NCAA Basketball: Impact of USC and UCLA set to join the Big Ten in 2024
What UCLA and USC joining does to the Big Ten
Getting the UCLA Bruins and the USC Trojans is obviously quite the move for the Big Ten, who will now have schools within 15 miles of the ocean on each side of the United States. There are reports that they will not stop at 16 teams, and have considered Oregon, Stanford, Cal, Arizona, TCU, and Kansas as well.
This move is a counterpunch to the SEC absorbing Texas and Oklahoma around this time last year. It solidifies the Big Ten as at least one of the top two conferences moving forward in both basketball and football.
Let’s say the Big Ten also absorbs four of the six teams that were listed above, making it a 20 team conference. Would anyone really be surprised by that at this point? I certainly wouldn’t.
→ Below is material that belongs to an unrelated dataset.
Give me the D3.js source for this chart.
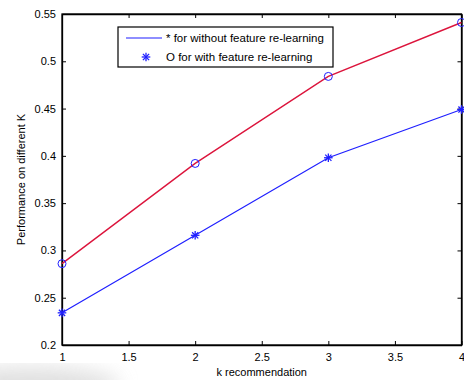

The SEC would certainly follow suit, and we would have two conferences holding 40 of the most powerful (monetarily and otherwise) schools in the country.
The conference divisions will be quite interesting as UCLA, USC (and potentially others) join as early as 2024. Will we see a massive reconfiguration of divisional alignment, or will they simply be randomly assigned to one or the other of the existing divisions?
Being known as a conference that has struggled in March Madness, adding Andy Enfield and Mick Cronin to their coaching ranks certainly cannot hurt. Both have great March Madness resumes at their current schools.